The south- to southwest-dipping North and South Saros normal faults occupy the southeastern margin of the Gerania Range, a major massif of Mesozoic limestone and ophiolite in the eastern Gulf of Corinth Rift, central Greece. The history of the Saros faults is constrained by adjacent basin-fill sediments and modern drainage patterns. Older basin fill (Pliocene–lower Pleistocene?), which consists of terrestrial fine sands, carbonaceous muds, marls, and micrite limestones, is uplifted on the South Saros fault block and onlaps the North Saros fault footwall block on its northern side to near its crest, suggesting that it predates major fault activity. In contrast, younger basin fill (middle Pleistocene?) was deposited and locally deformed during fault activity in a main basin south of the faults and in a perched basin on the South Saros fault block. Main-basin deposits consist of alluvial-fan, fan-delta, and shallow-marine sediments up to 50 m thick, whereas perched-basin fanglomerates are 5–15 m thick. Fault-scarp retreat and sediment onlap indicate that the faults became inactive late in the history of deposition of the younger basin fill. The perched and main basins are currently undergoing incision, allowing modern sediment to bypass the basins and to be deposited on modern fan deltas and beaches along the Gulf of Megara coast. The absence of knickpoints and upstream deepening of the canyons suggest that a climatically driven increase in catchment runoff was responsible for basin incision, although uplift and sealevel change may have contributed as well.

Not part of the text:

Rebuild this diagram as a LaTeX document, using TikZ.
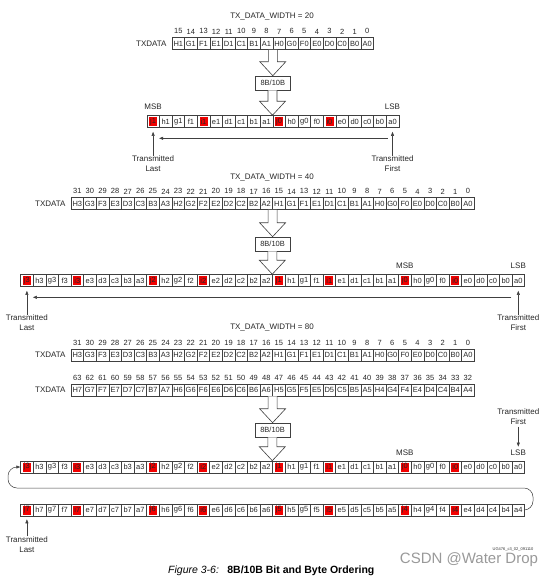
\documentclass[tikz,border=0pt]{standalone}
\usepackage{fontspec}
\setmainfont{Liberation Sans}
\usepackage{tikz}
\usetikzlibrary{positioning,arrows.meta,calc}

\tikzset{
  bit/.style={draw=black!75,line width=0.6pt,minimum width=12.6pt,minimum height=12pt,inner sep=0pt,text=black!85,font=\fontsize{7.5}{8}\selectfont},
  redtag/.style={fill=red!95!black,minimum width=8pt,minimum height=9pt,inner sep=0pt,text=black!85,font=\fontsize{7.5}{8}\selectfont},
  num/.style={inner sep=0pt,text=black!85,font=\fontsize{7.5}{8}\selectfont},
  lbl/.style={inner sep=0pt,text=black!85,font=\fontsize{8}{10}\selectfont},
  txt/.style={lbl,align=center},
  codec/.style={draw=black!75,line width=0.6pt,minimum width=35pt,minimum height=14pt,inner sep=0pt,text=black!85,font=\fontsize{7.5}{8}\selectfont},
  fat/.style={draw=black!75,line width=0.6pt,fill=white},
  conn/.style={draw=black!75,line width=0.5pt,-{Triangle[length=4pt,width=3pt]}},
}

% one row of the parallel word, bytes given highest first
\newcommand\wordrow[4]{%
  \foreach \byte [count=\grp from 0] in {#4} {
    \foreach \ch [count=\pos from 0] in {H,G,F,E,D,C,B,A} {
      \pgfmathtruncatemacro\bitno{8*\byte+7-\pos}
      \node[bit] (#1\ch\byte) at ({#2+(8*\grp+\pos+0.5)*12.6},#3) {\ch\byte};
      \node[num,above=3pt of #1\ch\byte] {\bitno};
    }
  }}

% one row of 10-bit characters, j and i bits marked red
\newcommand\coderow[4]{%
  \foreach \byte [count=\grp from 0] in {#4} {
    \foreach \ch/\hot [count=\pos from 0] in {j/1,h/0,g/0,f/0,i/1,e/0,d/0,c/0,b/0,a/0} {
      \node[bit] (#1\ch\byte) at ({#2+(10*\grp+\pos+0.5)*12.6},#3) {\ch\byte};
      \ifnum\hot=1 \node[redtag] at (#1\ch\byte) {\ch\byte};\fi
    }
  }}

% hollow block arrow, #2 is the tip
\newcommand\fatarrow[2]{%
  \draw[fat] ($(#1 -| #2)+(-4.5pt,0pt)$) -- ($(#2)+(-4.5pt,14pt)$) -- ($(#2)+(-13pt,14pt)$) -- (#2)
    -- ($(#2)+(13pt,14pt)$) -- ($(#2)+(4.5pt,14pt)$) -- ($(#1 -| #2)+(4.5pt,0pt)$);}

\begin{document}
\begin{tikzpicture}[x=1pt,y=-1pt]
\useasboundingbox (0,0) rectangle (554,576);

% 20-bit
\node[lbl] (wd20) at (272,17) {TX\_DATA\_WIDTH = 20};
\wordrow{w1}{172}{43.5}{1,0}
\node[lbl,left=5pt of w1H1] (tx1) {TXDATA};
\node[codec] (enc1) at (272.8,83) {8B/10B};
\coderow{c1}{146.8}{121.5}{1,0}
\fatarrow{w1A1.south east}{enc1.north}
\fatarrow{enc1.south}{c1j0.north west}
\node[lbl,above=5pt of c1j1] (msb1) {MSB};
\node[lbl,above=5pt of c1a0] (lsb1) {LSB};
\node[txt,below=28pt of c1j1] (last1) {Transmitted\\Last};
\node[txt,below=28pt of c1a0] (first1) {Transmitted\\First};
\draw[conn,shorten >=4pt] (last1.north) -- (c1j1.south);
\draw[conn,shorten >=4pt] (first1.north) -- (c1a0.south);
\draw[conn] ([xshift=-5pt,yshift=-10.5pt]c1a0.south) -- ([xshift=6pt,yshift=-10.5pt]c1j1.south);

% 40-bit
\node[lbl] (wd40) at (272,177) {TX\_DATA\_WIDTH = 40};
\wordrow{w2}{71}{203.5}{3,2,1,0}
\node[lbl,left=5pt of w2H3] (tx2) {TXDATA};
\node[codec] (enc2) at (272.6,244) {8B/10B};
\coderow{c2}{20.6}{280.5}{3,2,1,0}
\fatarrow{w2A2.south east}{enc2.north}
\fatarrow{enc2.south}{c2j1.north west}
\node[lbl,above=5pt of c2j0] (msb2) {MSB};
\node[lbl,above=5pt of c2a0] (lsb2) {LSB};
\node[txt,below=28pt of c2j3] (last2) {Transmitted\\Last};
\node[txt,below=28pt of c2a0] (first2) {Transmitted\\First};
\draw[conn,shorten >=4pt] (last2.north) -- (c2j3.south);
\draw[conn,shorten >=4pt] (first2.north) -- (c2a0.south);
\draw[conn] ([xshift=-7pt,yshift=-10.5pt]c2a0.south) -- ([xshift=6pt,yshift=-10.5pt]c2j3.south);

% 80-bit
\node[lbl] (wd80) at (272,327) {TX\_DATA\_WIDTH = 80};
\wordrow{w3a}{71}{355}{3,2,1,0}
\wordrow{w3b}{71}{390}{7,6,5,4}
\node[lbl,left=5pt of w3aH3] (tx3a) {TXDATA};
\node[lbl,left=5pt of w3bH7] (tx3b) {TXDATA};
\node[codec] (enc3) at (272.6,430) {8B/10B};
\coderow{c3a}{20.6}{467}{3,2,1,0}
\coderow{c3b}{20.6}{510}{7,6,5,4}
\fatarrow{w3bA6.south east}{enc3.north}
\fatarrow{enc3.south}{c3aj1.north west}
\node[lbl,above=5pt of c3aj0] (msb3) {MSB};
\node[lbl,above=5pt of c3aa0] (lsb3) {LSB};
\node[txt,above=25pt of lsb3] (first3) {Transmitted\\First};
\draw[conn,shorten <=2pt,shorten >=3pt] (first3.south) -- (lsb3.north);
\coordinate (turnR) at (533,488);
\coordinate (turnL) at (8,488);
\draw[conn,rounded corners=9pt] (c3ba4.east) -| (turnR) -- (turnL) |- (c3aj3.west);
\node[txt,below=20pt of c3bj7] (last3) {Transmitted\\Last};
\draw[conn,shorten >=3pt] (last3.north) -- (c3bj7.south);

% caption
\node[inner sep=0pt,font=\fontsize{4}{5}\selectfont,text=black!80] (ugid) at (513,549) {UG476\_c3\_02\_091110};
\node[inner sep=0pt,font=\fontsize{15}{17}\selectfont,text=black!40] (wm) at (469,560) {CSDN @Water Drop};
\node[anchor=base west,inner sep=0pt,font=\fontsize{10.5}{12}\selectfont\itshape] (figno) at (168,573) {Figure 3-6:};
\node[base right=8pt of figno,inner sep=0pt,font=\fontsize{10.5}{12}\selectfont\bfseries] (figtitle) {8B/10B Bit and Byte Ordering};
\end{tikzpicture}
\end{document}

The North and South Saros faults each consist of three segments characterized by different strikes. The major drainages cross the Saros faults at or near segment boundaries, suggesting that the drainages may have initially flowed between the tips of isolated fault segments. As the segments became linked, the antecedent drainages maintained their course and cut deep gorges. At the scale of the entire eastern Gulf of Corinth region, however, older unlinked faults were abandoned, and new faults were created in a general northward and basinward direction; the origin of this process remains controversial.